Written problem:
Line by line, repeat the data below exactly, beginning at the first line and ending at the line with "ref_p = [0.0, 5.0, -5.0, 5.0, 0.0]". Omit pictures.

Dataset excerpt:
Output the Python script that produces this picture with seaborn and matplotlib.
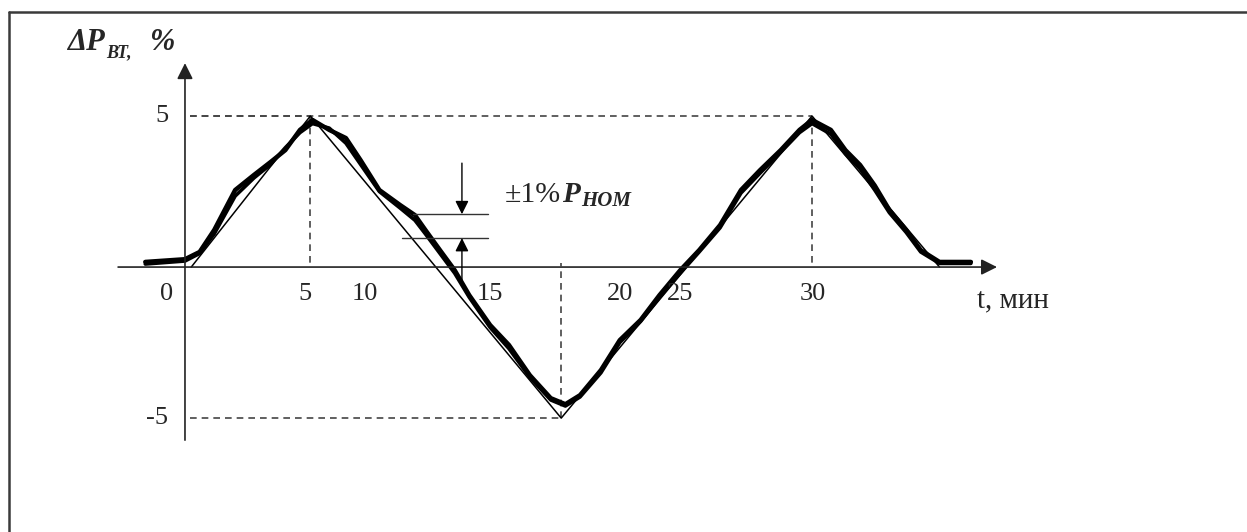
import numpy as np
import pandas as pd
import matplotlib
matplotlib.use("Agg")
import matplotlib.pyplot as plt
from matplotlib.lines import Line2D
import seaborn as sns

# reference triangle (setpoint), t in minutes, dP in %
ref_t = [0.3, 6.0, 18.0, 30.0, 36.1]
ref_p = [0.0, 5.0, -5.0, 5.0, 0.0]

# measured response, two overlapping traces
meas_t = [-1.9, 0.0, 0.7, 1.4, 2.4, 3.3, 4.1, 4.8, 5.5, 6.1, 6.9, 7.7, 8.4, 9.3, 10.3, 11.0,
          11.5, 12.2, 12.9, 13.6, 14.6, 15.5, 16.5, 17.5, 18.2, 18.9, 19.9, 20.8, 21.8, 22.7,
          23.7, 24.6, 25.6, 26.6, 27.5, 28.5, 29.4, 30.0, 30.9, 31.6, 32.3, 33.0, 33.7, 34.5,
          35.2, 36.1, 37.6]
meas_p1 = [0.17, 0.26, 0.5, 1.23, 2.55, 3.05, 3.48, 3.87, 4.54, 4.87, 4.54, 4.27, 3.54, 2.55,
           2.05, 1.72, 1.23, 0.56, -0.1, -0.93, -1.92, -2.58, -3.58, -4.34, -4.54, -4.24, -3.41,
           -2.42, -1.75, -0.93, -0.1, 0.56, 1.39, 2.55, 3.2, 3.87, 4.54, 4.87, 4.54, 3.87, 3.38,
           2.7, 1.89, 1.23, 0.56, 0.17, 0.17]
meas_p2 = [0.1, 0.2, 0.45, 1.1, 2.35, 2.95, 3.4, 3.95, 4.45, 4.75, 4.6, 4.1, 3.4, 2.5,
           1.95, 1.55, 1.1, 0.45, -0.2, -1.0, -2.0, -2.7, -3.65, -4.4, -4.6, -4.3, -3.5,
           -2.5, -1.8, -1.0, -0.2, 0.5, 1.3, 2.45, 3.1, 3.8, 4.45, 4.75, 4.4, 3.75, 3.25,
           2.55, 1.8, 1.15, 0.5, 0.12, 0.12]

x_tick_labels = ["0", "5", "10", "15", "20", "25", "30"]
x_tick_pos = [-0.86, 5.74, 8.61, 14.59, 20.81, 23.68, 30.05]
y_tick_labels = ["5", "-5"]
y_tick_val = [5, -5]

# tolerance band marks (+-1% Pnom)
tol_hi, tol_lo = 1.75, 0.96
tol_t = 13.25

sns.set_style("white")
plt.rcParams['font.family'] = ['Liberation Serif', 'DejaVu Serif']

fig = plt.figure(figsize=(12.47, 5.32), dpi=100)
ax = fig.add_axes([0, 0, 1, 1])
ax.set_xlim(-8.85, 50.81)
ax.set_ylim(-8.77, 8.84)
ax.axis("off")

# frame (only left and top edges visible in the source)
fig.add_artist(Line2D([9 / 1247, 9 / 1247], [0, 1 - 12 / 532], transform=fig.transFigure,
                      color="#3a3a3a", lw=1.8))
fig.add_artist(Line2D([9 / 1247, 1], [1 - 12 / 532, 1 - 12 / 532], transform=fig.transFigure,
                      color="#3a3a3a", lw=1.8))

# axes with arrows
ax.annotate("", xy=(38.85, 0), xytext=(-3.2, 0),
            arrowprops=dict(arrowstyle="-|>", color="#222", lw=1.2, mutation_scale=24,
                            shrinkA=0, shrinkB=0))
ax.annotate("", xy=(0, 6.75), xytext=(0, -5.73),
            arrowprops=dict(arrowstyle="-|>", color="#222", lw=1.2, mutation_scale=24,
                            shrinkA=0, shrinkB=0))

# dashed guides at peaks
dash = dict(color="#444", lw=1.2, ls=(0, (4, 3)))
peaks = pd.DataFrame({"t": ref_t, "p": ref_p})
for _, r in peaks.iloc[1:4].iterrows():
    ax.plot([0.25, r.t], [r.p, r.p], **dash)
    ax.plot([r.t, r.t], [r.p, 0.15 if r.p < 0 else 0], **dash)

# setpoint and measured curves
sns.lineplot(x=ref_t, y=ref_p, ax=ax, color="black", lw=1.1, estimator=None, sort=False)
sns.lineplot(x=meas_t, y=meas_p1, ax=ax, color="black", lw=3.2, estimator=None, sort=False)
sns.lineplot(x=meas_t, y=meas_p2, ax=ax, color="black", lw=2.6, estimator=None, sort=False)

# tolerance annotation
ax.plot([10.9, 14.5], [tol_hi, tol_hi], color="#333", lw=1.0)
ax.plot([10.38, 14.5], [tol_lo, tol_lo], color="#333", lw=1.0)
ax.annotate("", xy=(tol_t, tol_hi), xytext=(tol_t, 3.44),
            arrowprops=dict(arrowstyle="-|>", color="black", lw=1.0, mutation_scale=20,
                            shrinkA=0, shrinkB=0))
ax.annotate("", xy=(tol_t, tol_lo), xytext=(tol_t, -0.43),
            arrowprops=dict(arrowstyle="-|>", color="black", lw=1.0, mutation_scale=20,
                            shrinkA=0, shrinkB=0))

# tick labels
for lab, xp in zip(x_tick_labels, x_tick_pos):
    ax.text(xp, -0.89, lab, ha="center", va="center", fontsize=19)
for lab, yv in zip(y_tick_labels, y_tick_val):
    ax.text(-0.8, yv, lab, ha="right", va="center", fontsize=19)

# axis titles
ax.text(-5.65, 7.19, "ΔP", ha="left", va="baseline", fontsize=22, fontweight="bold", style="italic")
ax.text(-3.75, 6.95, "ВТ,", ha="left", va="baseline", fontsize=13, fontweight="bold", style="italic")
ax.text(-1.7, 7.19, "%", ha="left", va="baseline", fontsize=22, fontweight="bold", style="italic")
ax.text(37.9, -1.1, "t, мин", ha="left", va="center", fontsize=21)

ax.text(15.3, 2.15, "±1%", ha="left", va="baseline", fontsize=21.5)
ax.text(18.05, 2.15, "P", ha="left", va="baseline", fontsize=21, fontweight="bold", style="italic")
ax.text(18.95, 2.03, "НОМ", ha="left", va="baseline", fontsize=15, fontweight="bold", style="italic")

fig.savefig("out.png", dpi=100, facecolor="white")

Expected answer:
Output the Python script that produces this picture with seaborn and matplotlib.
import numpy as np
import pandas as pd
import matplotlib
matplotlib.use("Agg")
import matplotlib.pyplot as plt
from matplotlib.lines import Line2D
import seaborn as sns

# reference triangle (setpoint), t in minutes, dP in %
ref_t = [0.3, 6.0, 18.0, 30.0, 36.1]
ref_p = [0.0, 5.0, -5.0, 5.0, 0.0]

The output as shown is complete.